**** Stored data ****

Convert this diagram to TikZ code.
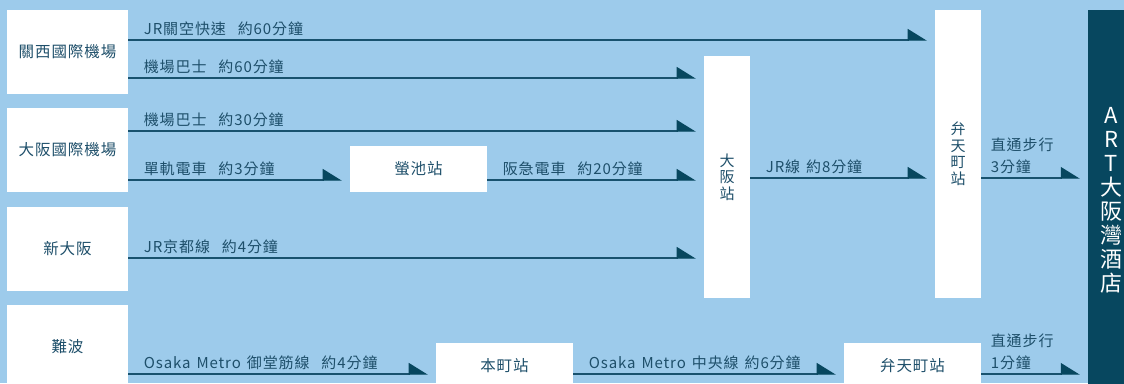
\documentclass[tikz,border=0pt]{standalone}
\usepackage{fontspec}
\setmainfont{Noto Sans CJK TC}[LetterSpace=6,WordSpace=1.4]
\usetikzlibrary{arrows.meta}
\definecolor{cielo}{HTML}{9DCBEB}
\definecolor{marino}{HTML}{07475F}
\definecolor{tinta}{HTML}{1E4F6A}
\definecolor{trazo}{HTML}{18526E}
\tikzstyle{origen}=[fill=white, text=tinta, minimum width=121pt, minimum height=84pt,
  inner sep=0pt, font=\fontsize{15.5}{17}\selectfont]
\tikzstyle{estacion}=[origen, minimum width=137pt, minimum height=46pt]
\tikzstyle{columna}=[origen, minimum width=46pt, align=center,
  font=\fontsize{15}{16.5}\selectfont]
\tikzstyle{hotel}=[fill=marino, text=white, minimum width=46pt, minimum height=380pt,
  align=center, inner sep=0pt, font=\fontsize{22}{24}\selectfont]
\tikzstyle{texto}=[pos=0, anchor=base west, inner sep=0pt, xshift=15pt, yshift=6pt,
  text=tinta, font=\fontsize{15}{17}\selectfont]
\tikzstyle{line}=[draw, line width=1.3pt, color=trazo, shorten >=8pt,
  -{Triangle[harpoon, length=18pt, width=22pt, color=marino]}]

\begin{document}
\begin{tikzpicture}[x=1pt, y=-1pt]
  \useasboundingbox (0,0) rectangle (1124,383);
  \clip (0,0) rectangle (1124,383);
  \fill [cielo] (0,0) rectangle (1124,383);

  % Draw diagram elements
  \path (67.5,52) node (kix) [origen] {關西國際機場};
  \path (67.5,150) node (itm) [origen] {大阪國際機場};
  \path (67.5,249) node (shin) [origen] {新大阪};
  \path (67.5,347) node (namba) [origen] {難波};

  \path (418.5,169) node (hotarugaike) [estacion] {螢池站};
  \path (504.5,366) node (honmachi) [estacion] {本町站};
  \path (912.5,366) node (bentenb) [estacion] {弁天町站};

  \path (727,177) node (osaka) [columna, minimum height=242pt] {大\\阪\\站};
  \path (958,154) node (bentenv) [columna, minimum height=288pt] {弁\\天\\町\\站};
  \path (1111,200) node (art) [hotel] {A\\R\\T\\大\\阪\\灣\\酒\\店};

  % Draw arrows between elements
  \path [line] (kix.east |- 0,40) -- node [texto] {JR關空快速~~約60分鐘} (bentenv.west |- 0,40);
  \path [line] (kix.east |- 0,78) -- node [texto] {機場巴士~~約60分鐘} (osaka.west |- 0,78);
  \path [line] (itm.east |- 0,131) -- node [texto] {機場巴士~~約30分鐘} (osaka.west |- 0,131);
  \path [line] (itm.east |- 0,180) -- node [texto] {單軌電車~~約3分鐘} (hotarugaike.west |- 0,180);
  \path [line] (hotarugaike.east |- 0,180) -- node [texto] {阪急電車~~約20分鐘} (osaka.west |- 0,180);
  \path [line] (shin.east |- 0,258) -- node [texto] {JR京都線~~約4分鐘} (osaka.west |- 0,258);

  \path [line] (osaka.east |- 0,178) -- node [texto] {JR線 約8分鐘} (bentenv.west |- 0,178);
  \path [line] (bentenv.east |- 0,178) -- node [texto, xshift=-6pt] {3分鐘}
    node [texto, xshift=-6pt, yshift=22pt] {直通步行} (art.west |- 0,178);

  \path [line] (namba.east |- 0,374) -- node [texto] {Osaka Metro 御堂筋線~~約4分鐘} (honmachi.west |- 0,374);
  \path [line] (honmachi.east |- 0,374) -- node [texto] {Osaka Metro 中央線 約6分鐘} (bentenb.west |- 0,374);
  \path [line] (bentenb.east |- 0,374) -- node [texto, xshift=-6pt] {1分鐘}
    node [texto, xshift=-6pt, yshift=22pt] {直通步行} (art.west |- 0,374);
\end{tikzpicture}
\end{document}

****

**Problem to work on**
Give again exactly the lines running from the beginning of the material above through the line that contains "(67.5,347) node (namba)", and leave out every picture.

**Response to the task**
Convert this diagram to TikZ code.
\documentclass[tikz,border=0pt]{standalone}
\usepackage{fontspec}
\setmainfont{Noto Sans CJK TC}[LetterSpace=6,WordSpace=1.4]
\usetikzlibrary{arrows.meta}
\definecolor{cielo}{HTML}{9DCBEB}
\definecolor{marino}{HTML}{07475F}
\definecolor{tinta}{HTML}{1E4F6A}
\definecolor{trazo}{HTML}{18526E}
\tikzstyle{origen}=[fill=white, text=tinta, minimum width=121pt, minimum height=84pt,
  inner sep=0pt, font=\fontsize{15.5}{17}\selectfont]
\tikzstyle{estacion}=[origen, minimum width=137pt, minimum height=46pt]
\tikzstyle{columna}=[origen, minimum width=46pt, align=center,
  font=\fontsize{15}{16.5}\selectfont]
\tikzstyle{hotel}=[fill=marino, text=white, minimum width=46pt, minimum height=380pt,
  align=center, inner sep=0pt, font=\fontsize{22}{24}\selectfont]
\tikzstyle{texto}=[pos=0, anchor=base west, inner sep=0pt, xshift=15pt, yshift=6pt,
  text=tinta, font=\fontsize{15}{17}\selectfont]
\tikzstyle{line}=[draw, line width=1.3pt, color=trazo, shorten >=8pt,
  -{Triangle[harpoon, length=18pt, width=22pt, color=marino]}]

\begin{document}
\begin{tikzpicture}[x=1pt, y=-1pt]
  \useasboundingbox (0,0) rectangle (1124,383);
  \clip (0,0) rectangle (1124,383);
  \fill [cielo] (0,0) rectangle (1124,383);

  % Draw diagram elements
  \path (67.5,52) node (kix) [origen] {關西國際機場};
  \path (67.5,150) node (itm) [origen] {大阪國際機場};
  \path (67.5,249) node (shin) [origen] {新大阪};
  \path (67.5,347) node (namba) [origen] {難波};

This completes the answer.